16.

Chairman, Board of Veterans’ Appeals (01)

Department of Memorandum

Veterans Affairs

Date: August 31,2001 VAOPGCPREC 13-2001

From: General Counsel (022)

Subj: Withholding of Identity of Informers and Investigators Involved in Field Examinations — XXXXXXXXXXXXXXXXXXXXXXXXXXXXXXXXXXXX

To: Chairman, Board of Veterans’ Appeals (01)

QUESTIONS PRESENTED:

A. Whether the Due Process Clause of the Fifth Amendment to the United States Constitution prohibits the Department of Veterans Affairs (VA) from relying on field investigation reports in determining a nonresident alien claimant’s entitlement to benefits without providing the claimant with the names of informers and field investigators and complete copies of relevant documents.
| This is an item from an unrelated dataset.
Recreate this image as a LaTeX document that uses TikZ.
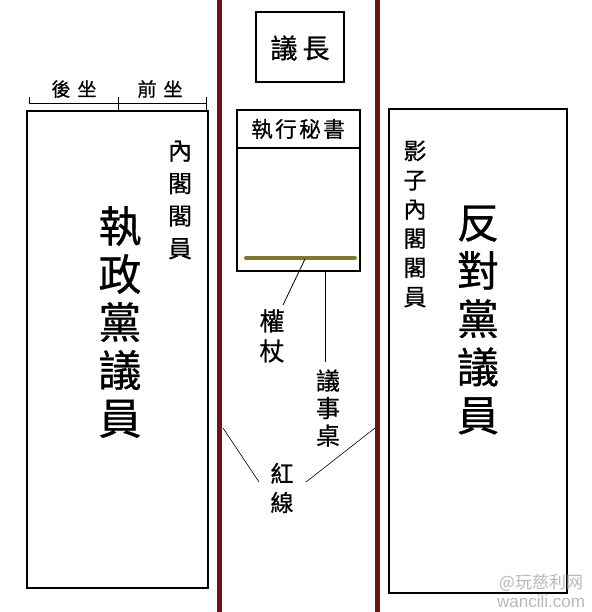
\documentclass[tikz,border=0pt]{standalone}
\usepackage{fontspec}
\setmainfont{Liberation Sans}
\newfontfamily\cjk[FakeBold=0.7]{Noto Sans CJK TC}
\newfontfamily\cjkplain{Noto Sans CJK TC}
\definecolor{redline}{RGB}{110,20,22}
\definecolor{macecol}{RGB}{128,122,40}
\begin{document}
\begin{tikzpicture}[x=1pt,y=-1pt,
  box/.style={draw=black,line width=1.4pt,inner sep=0pt},
  thinline/.style={draw=black,line width=0.8pt},
  redbar/.style={draw=redline,line width=5pt},
  vcol/.style 2 args={inner sep=0pt,align=center,font=\cjk\fontsize{#1}{#2}\selectfont},
  hlabel/.style={inner sep=0pt,font=\cjk\fontsize{#1}{#1}\selectfont},
  wmark/.style={inner sep=0pt,text=gray!55,font=#1}
]
\useasboundingbox (0,0) rectangle (591,612);
\fill[white] (0,0) rectangle (591,612);

% red lines
\coordinate (rlt) at (219.5,0);
\coordinate (rlb) at (219.5,612);
\coordinate (rrt) at (377.5,0);
\coordinate (rrb) at (377.5,612);
\draw[redbar] (rlt) -- (rlb);
\draw[redbar] (rrt) -- (rrb);

% benches
\node[box,minimum width=181pt,minimum height=477pt] (govbox) at (117.5,349.5) {};
\node[box,minimum width=178pt,minimum height=484pt] (oppbox) at (478,351) {};

% seat bracket
\coordinate (b1t) at (29,97);
\coordinate (b1b) at (29,103);
\coordinate (b2t) at (118,97);
\coordinate (b2b) at (118,111);
\coordinate (b3t) at (206,97);
\coordinate (b3b) at (206,111);
\draw[thinline] (b1t) -- (b1b);
\draw[thinline] (b2t) -- (b2b);
\draw[thinline] (b3t) -- (b3b);
\draw[thinline] (b1b) -- (b1b -| b3b);
\node[hlabel=19] (back) at (74,89) {後\hspace{7pt}坐};
\node[hlabel=19] (front) at (160,89) {前\hspace{7pt}坐};

% speaker
\node[box,minimum width=88pt,minimum height=70pt] (speakerbox) at (300,47) {};
\node[hlabel=27] (speaker) at (300,48) {議\hspace{5pt}長};

% clerk / table
\node[box,minimum width=123pt,minimum height=161pt] (tablebox) at (298.5,190.5) {};
\coordinate (divl) at (237,148);
\coordinate (divr) at (360,148);
\draw[line width=1.4pt] (divl) -- (divr);
\node[hlabel=21.5] (clerk) at (298,129) {執\hspace{2.5pt}行\hspace{2.5pt}秘\hspace{2.5pt}書};
\coordinate (macel) at (246,258);
\coordinate (macer) at (355,258);
\draw[macecol,line width=4pt,line cap=round] (macel) -- (macer);

% labels in the middle
\node[vcol={25}{30}] (macelabel) at (272,336) {權\\杖};
\coordinate (macept) at (305,259);
\coordinate (macetip) at (283,305);
\draw[thinline] (macept) -- (macetip);

\node[vcol={24}{27.5}] (tablelabel) at (328,408) {議\\事\\桌};
\coordinate (tablept) at (325,271);
\coordinate (tabletip) at (325,362);
\draw[thinline] (tablept) -- (tabletip);

\node[vcol={23}{29}] (redlabel) at (282,488) {紅\\線};
\coordinate (rl1) at (223,428);
\coordinate (rl1e) at (259,482);
\coordinate (rl2) at (375,428);
\coordinate (rl2e) at (306,482);
\draw[line width=0.6pt] (rl1) -- (rl1e);
\draw[line width=0.6pt] (rl2) -- (rl2e);

% government side
\node[vcol={24}{32.5}] (cabinet) at (180,200) {內\\閣\\閣\\員};
\node[vcol={43}{48}] (govmp) at (120,322) {執\\政\\黨\\議\\員};

% opposition side
\node[vcol={23}{29.2}] (shadow) at (415,224) {影\\子\\內\\閣\\閣\\員};
\node[vcol={42}{48.2}] (oppmp) at (478,320) {反\\對\\黨\\議\\員};

% watermark
\node[wmark=\cjkplain\fontsize{17}{17}\selectfont] (wm1) at (541,583) {@玩慈利网};
\node[wmark=\fontsize{17}{17}\selectfont] (wm2) at (541,601) {wancili.com};
\end{tikzpicture}
\end{document}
B. Whether, consistent with fair process principles stated in Thurber v. Brown, 5 Vet. App. 119, 122-26 (1993), and Austin v. Brown, 6 Vet. App. 547, 550-55 (1994), the Board of Veterans’ Appeals (Board), in rendering a decision regarding entitlement to veterans benefits, may rely upon information provided by informers during the course of field examinations that is not available to a claimant.

C. Whether a claimant’s failure to appeal a VA decision regarding disclosure of information pursuant to the Freedom of Information Act (FOIA), 5 U.S.C. § 552, is of legal significance with regard to due process and fair process concerns in the claimant’s benefit claim.

D. Whether the Board may conduct a private inspection of evidence and release to a claimant exculpatory information that was redacted by VA in response to a request for release of information pursuant to the FOIA.

COMMENTS:

1. This issue arises in the context of a remand order issued by the United States Court of Appeals for Veterans Claims (CAVC). In a May 1994 decision, a VA regional office (RO) proposed to terminate the claimant’s death benefits because the evidence, including a field examination report, demonstrated that the claimant had been living in a marital relationship for a number of years subsequent to the veteran’s death. Two additional field reports were issued as a result of additional field examinations. The claimant’s requests for copies of the field examination reports were refused by the RO. The claimant appealed to the VA General Counsel. The VA General Counsel informed the claimant that the three field examinations had been conducted for use in determining the claimant’s continued entitlement to VA benefits and that the reports regarding those examinations constituted records compiled for law enforcement purposes under the FOIA, 5 U.S.C. § 552(b)(7). The VA General Counsel also determined that information in the records that would disclose the identity of VA investigators or persons interviewed was protected under 5 U.S.C. §§ 552(b)(7)(C) and (D). The VA General Counsel provided copies of the reports to the claimant with identifying information deleted, except for information which had already been disclosed in previous Statements of the Case. It appears that, in addition to the identities of informers and investigators, evidentiary statements that could be used to identify informers or investigators were deleted. The claimant did not appeal this decision.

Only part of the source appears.